Europe and the U.S. are debating frameworks, but builders have shifted to something more durable: making Bitcoin useful without forcing it off its own chain. Over the past few months, three critical tracks have moved forward in parallel. Trust-minimized compute on Bitcoin, a maturing L2 that routes real BTC, and a working model for staking BTC without bridges. Together, they signal a shift from theory to executable infrastructure. Bitcoin is on the verge of becoming productive collateral in a secure on-chain economy.
The thesis in one line
Bitcoin-native DeFi is no longer conceptual. BitVM2 reduces trust assumptions for execution, Stacks is turning sBTC into a reliable in-out mechanism, and Babylon enables BTC holders to earn yield without leaving the chain. The shared philosophy is simple: no bridges, no custodians, real Bitcoin.

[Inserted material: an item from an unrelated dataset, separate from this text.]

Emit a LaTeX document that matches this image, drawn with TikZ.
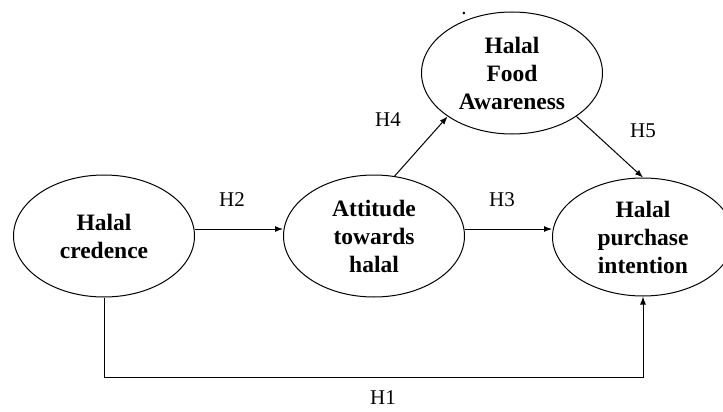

Trust-minimized compute built directly into Bitcoin
BitVM2 upgrades the earlier design by allowing any participant to act as verifier, while cutting dispute resolution to two rounds. It may sound like an incremental technical improvement, but it unlocks a category of Bitcoin L2s and bridges that do not rely on federations or multisigs. The direction is clear: fewer trusted middle layers, more cryptographic assurance. Multiple teams are now prototyping Bitcoin-settled L2s with -level execution while anchoring final safety to BTC.
What matters next is stress testing withdrawal dispute paths and proving that it holds under real adversarial conditions.
sBTC is turning Bitcoin mobility into a normal primitive
Stacks is transitioning sBTC from a concept into a reliable mobility layer for Bitcoin. The ability to withdraw real BTC back to chain was the critical unlock. Liquidity has started to grow as DeFi apps integrate around Bitcoin finality. For institutions, the appeal is obvious: a smart contract platform with Bitcoin as the settlement layer and capital that moves in and out through sBTC with auditability.
The real proving ground is depth, speed and peg stability during fast BTC price movement.
Babylon unlocks BTC yield without leaving the chain
Babylon’s live implementation lets holders lock BTC in self-custodial time-locks that remain fully native to Bitcoin. That locked value is then used to secure proof-of-stake networks in exchange for staking rewards. It effectively turns Bitcoin into rentable economic security without using wrapped assets or exposed custodians. For on-chain treasury operations, this solves a fundamental problem: a native source of yield that does not require leaving the Bitcoin chain.
The next milestone is institutional access products with custody-grade governance and audit controls.
The competition for BTC Layer-2 is accelerating
Beyond Stacks, multiple Bitcoin-adjacent networks are scaling rapidly. Trading and liquidity activity are rising on chains that promote Bitcoin settlement trust while offering cheaper execution. The winners will be those that can anchor strongly to BTC while offering low-latency applications, deep liquidity and safe two-way exits.
The policy environment is turning from threat to enabler
The rollback of restrictive U.S. DeFi reporting rules has kept the non-custodial path open. At the same time, mainstream financial institutions continue to advance BTC collateralization. This is not hype — it is market infrastructure normalization. It increases demand for oracle feeds, provable reserve systems and withdrawal guarantees that Bitcoin-native DeFi can deliver.
Why this time is different from previous wrapped BTC attempts
The last BTC DeFi wave suffered from weak trust models and bridge dependency. The new stack solves the three failure points:
- Settlement guarantees are anchored to Bitcoin itself, not to multisig custodians
- Mobility improves through sBTC withdrawal support and integration readiness
- Native BTC yield exists via Babylon without needing to wrap or leave chain
What it means right now
For traders, the first signal is liquidity migration. When perpetuals, credit markets and structured BTC products start forming on Bitcoin-finality layers, spreads and funding rates will reflect that shift.
For builders, the priority is audit-grade architecture. Withdrawal safety, proof-of-reserve integration and chain-anchored verification methods are no longer optional.
For exchanges and brokers, native BTC rails become a competitive moat. Custody offerings that support time-locks, provable settlement and sovereign exits will win institutional order flow.
What to track next
- Audited BitVM2 bridge or L2 testnets under adversarial load
- sBTC integration across major wallets and exchanges after stable withdrawal performance
- Institutional-grade BTC staking and treasury onboarding via Babylon
- Transparent fee and revenue reporting from BTC-anchored L2s with real user activity
Bitcoin DeFi is no longer waiting for permission. It is being engineered to satisfy reliability, auditability and sovereignty at the Bitcoin level itself. Once these systems prove stable under liquidity and stress, Bitcoin stops being passive collateral and starts acting as programmable economic infrastructure.